--- begin COLLECTED DATA ---

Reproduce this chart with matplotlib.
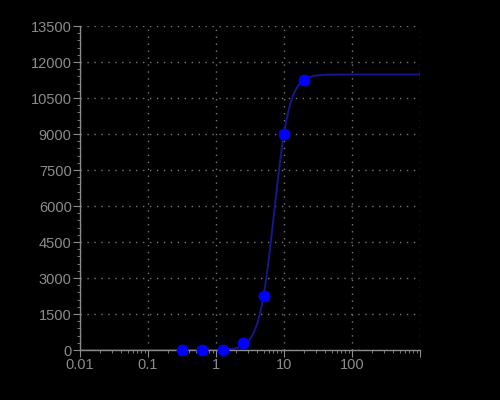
import numpy as np
import matplotlib
matplotlib.use("Agg")
import matplotlib.pyplot as plt
from matplotlib.ticker import FixedLocator, NullFormatter

# 数据点（浓度, 响应）
conc = [0.3125, 0.625, 1.25, 2.5, 5, 10, 20]
resp = [0, 0, 20, 300, 2260, 9000, 11260]

# 4PL 拟合参数（从图上估计）
bottom, top, ec50, hill = 0, 11480, 7.17, 3.89

y_ticks = [0, 1500, 3000, 4500, 6000, 7500, 9000, 10500, 12000, 13500]
x_ticks = [0.01, 0.1, 1, 10, 100, 1000]
x_labels = ["0.01", "0.1", "1", "10", "100", ""]

fg = "#8c8c8c"
fig = plt.figure(figsize=(5, 4), dpi=100, facecolor="black")
ax = fig.add_axes([0.16, 0.125, 0.68, 0.81], facecolor="black")

xs = np.logspace(-2, 3, 400)
ys = bottom + (top - bottom) / (1 + (ec50 / xs) ** hill)
ax.plot(xs, ys, color="#16168e", lw=1.4, zorder=2)
ax.plot(conc, resp, "o", color="#0000ff", ms=7.5, zorder=3, clip_on=False)

ax.set_xscale("log")
ax.set_xlim(0.01, 1000)
ax.set_ylim(0, 13500)
ax.xaxis.set_major_locator(FixedLocator(x_ticks))
ax.set_xticklabels(x_labels)
ax.xaxis.set_minor_locator(FixedLocator(
    [m * 10.0 ** e for e in range(-2, 3) for m in range(2, 10)]))
ax.xaxis.set_minor_formatter(NullFormatter())
ax.set_yticks(y_ticks)
ax.set_yticks(np.arange(0, 13501, 300), minor=True)

for s in ["top", "right"]:
    ax.spines[s].set_visible(False)
for s in ["left", "bottom"]:
    ax.spines[s].set_color(fg)
    ax.spines[s].set_linewidth(1)

ax.grid(True, which="major", color="#777777", linestyle=(0, (1, 4)), lw=1)
ax.tick_params(which="major", colors=fg, length=5, labelcolor=fg, pad=1)
ax.tick_params(which="minor", colors=fg, length=2)
for lab in ax.get_xticklabels() + ax.get_yticklabels():
    lab.set_fontfamily("Liberation Sans")
    lab.set_fontsize(10.5)

fig.savefig("out.png", facecolor="black")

--- end COLLECTED DATA ---

**TASK INSTRUCTIONS:** Transcribe each line above verbatim, with the pictures left out.

**IN RESPONSE:**
Reproduce this chart with matplotlib.
import numpy as np
import matplotlib
matplotlib.use("Agg")
import matplotlib.pyplot as plt
from matplotlib.ticker import FixedLocator, NullFormatter

# 数据点（浓度, 响应）
conc = [0.3125, 0.625, 1.25, 2.5, 5, 10, 20]
resp = [0, 0, 20, 300, 2260, 9000, 11260]

# 4PL 拟合参数（从图上估计）
bottom, top, ec50, hill = 0, 11480, 7.17, 3.89

y_ticks = [0, 1500, 3000, 4500, 6000, 7500, 9000, 10500, 12000, 13500]
x_ticks = [0.01, 0.1, 1, 10, 100, 1000]
x_labels = ["0.01", "0.1", "1", "10", "100", ""]

fg = "#8c8c8c"
fig = plt.figure(figsize=(5, 4), dpi=100, facecolor="black")
ax = fig.add_axes([0.16, 0.125, 0.68, 0.81], facecolor="black")

xs = np.logspace(-2, 3, 400)
ys = bottom + (top - bottom) / (1 + (ec50 / xs) ** hill)
ax.plot(xs, ys, color="#16168e", lw=1.4, zorder=2)
ax.plot(conc, resp, "o", color="#0000ff", ms=7.5, zorder=3, clip_on=False)

ax.set_xscale("log")
ax.set_xlim(0.01, 1000)
ax.set_ylim(0, 13500)
ax.xaxis.set_major_locator(FixedLocator(x_ticks))
ax.set_xticklabels(x_labels)
ax.xaxis.set_minor_locator(FixedLocator(
    [m * 10.0 ** e for e in range(-2, 3) for m in range(2, 10)]))
ax.xaxis.set_minor_formatter(NullFormatter())
ax.set_yticks(y_ticks)
ax.set_yticks(np.arange(0, 13501, 300), minor=True)

for s in ["top", "right"]:
    ax.spines[s].set_visible(False)
for s in ["left", "bottom"]:
    ax.spines[s].set_color(fg)
    ax.spines[s].set_linewidth(1)

ax.grid(True, which="major", color="#777777", linestyle=(0, (1, 4)), lw=1)
ax.tick_params(which="major", colors=fg, length=5, labelcolor=fg, pad=1)
ax.tick_params(which="minor", colors=fg, length=2)
for lab in ax.get_xticklabels() + ax.get_yticklabels():
    lab.set_fontfamily("Liberation Sans")
    lab.set_fontsize(10.5)

fig.savefig("out.png", facecolor="black")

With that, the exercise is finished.